Arbitration Agreement not Unconscionable though Limited

Gabriela Roman (Roman) was a receptionist at Flo-Kem, Inc. (Flo-Kem). She was later on promoted to the accounts receivable department and remained therein until her termination.

When Roman was terminated, she filed discrimination and wrongful termination claims against Flo-Kem under the Fair Employment and Housing Act (FEHA).

Roman’s application for employment contained arbitration clause wherein she agreed to submit to binding arbitration all disputes arising from such application; that disputes not resolved by informal internal resolution should be submitted to binding arbitration; and that the arbitration should be conducted by the American Arbitration Association.

Flo-Kem filed a petition to compel arbitration based on the above agreement. The trial court ordered for arbitration.

Consequently, Roman filed a petition for writ of mandate challenging such order. She contended that the arbitration clause is unconscionable hence, unenforceable. However, the trial court denied Roman’s petition.

On appeal, the California Court of Appeal ruled that the arbitration agreement was not unconscionable on the following grounds:

  1. Procedural agreement was contained on the last page of a seven-page employment application and not on the dispositive portion.

    The arbitration agreement was not buried in a single spaced document. Whatever unfairness it brought was limited and common to a contract of adhesion such as an application for employment.

    Further, there were no indications that the agreement was only limited to Roman’s claim against Flo-Kem. Roman acceded to the fact that, if hired, all disputes and claims that might occur out of employment with the company would create a mutual agreement to arbitrate all claims arising out of the applicant’s employment.

  2. The arbitration clause was bilateral

    The case of Higgins v. Superior Court (2006) 140 Cal.App.4th 1238, 1252-1253 (Higgins) could not be applied in this case. In Higgins’ case, the arbitration clause was “buried” in a lengthy single spaced form document.
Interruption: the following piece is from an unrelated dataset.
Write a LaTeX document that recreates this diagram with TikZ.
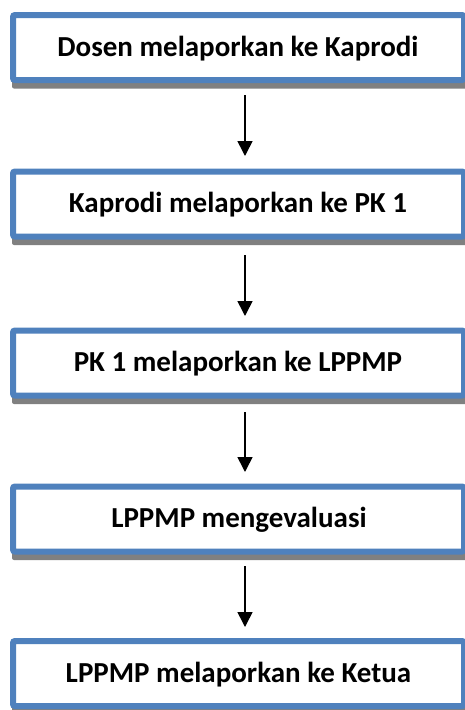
\documentclass[tikz,border=0pt]{standalone}
\usepackage{fontspec}
\setmainfont{Carlito}
\usetikzlibrary{arrows.meta}
\definecolor{boxblue}{HTML}{4F81BD}
\definecolor{shadowgray}{HTML}{808080}
\tikzset{
  flowbox/.style={draw=boxblue, line width=6pt, fill=white, rounded corners=2pt,
    minimum width=451pt, minimum height=65pt, inner sep=0pt},
  boxtext/.style={anchor=base, inner sep=0pt, font=\fontsize{29}{34}\selectfont\bfseries},
  boxshadow/.style={fill=shadowgray, rounded corners=2pt},
  flowarrow/.style={line width=1.6pt, -{Triangle[width=15pt,length=15pt]}}
}
\begin{document}
\begin{tikzpicture}[x=1pt,y=-1pt]
\useasboundingbox (0,0) rectangle (465,710);
\begin{scope}
\clip (0,0) rectangle (465,710);
% shadows
\foreach \cy in {47.5,204,363,519,673.5}{
  \fill[boxshadow] (12,\cy-33) rectangle (471,\cy+41);
}
\node[flowbox] (b1) at (238.5,47.5) {};
\node[flowbox] (b2) at (238.5,204) {};
\node[flowbox] (b3) at (238.5,363) {};
\node[flowbox] (b4) at (238.5,519) {};
\node[flowbox] (b5) at (238.5,673.5) {};
\end{scope}
\node[boxtext] (t1) at (238,56.5) {Dosen melaporkan ke Kaprodi};
\node[boxtext] (t2) at (238,212.5) {Kaprodi melaporkan ke PK 1};
\node[boxtext] (t3) at (238,371.5) {PK 1 melaporkan ke LPPMP};
\node[boxtext] (t4) at (239,527.5) {LPPMP mengevaluasi};
\node[boxtext] (t5) at (238.5,682.3) {LPPMP melaporkan ke Ketua};
\coordinate (a1s) at (245,95);  \coordinate (a1e) at (245,156);
\coordinate (a2s) at (245,255); \coordinate (a2e) at (245,316);
\coordinate (a3s) at (245,412); \coordinate (a3e) at (245,472);
\coordinate (a4s) at (245,566); \coordinate (a4e) at (245,627);
\draw[flowarrow] (a1s) -- (a1e);
\draw[flowarrow] (a2s) -- (a2e);
\draw[flowarrow] (a3s) -- (a3e);
\draw[flowarrow] (a4s) -- (a4e);
\end{tikzpicture}
\end{document}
    However, in the instant case, the arbitration provision which was separately initialed by Roman was contained in a short agreement and not “buried” in a 24 page document with multiple attachments. Moreover, the agreement was written in a clear and understandable language.

    The fact that the agreement contained words “I agree” did not make it unilateral.

  3. The arbitration clause did not limit Roman’s right under the FEHA or impose undue limitation on discovery

    The clause did not prohibit Roman from filing administrative claims with the DFEH or other state agency. It did not prevent any state agency from carrying out its statutory functions by the clause to which it was not a party.

With the above considerations, the appeal court ruled that the trial court properly denied the petition for mandate.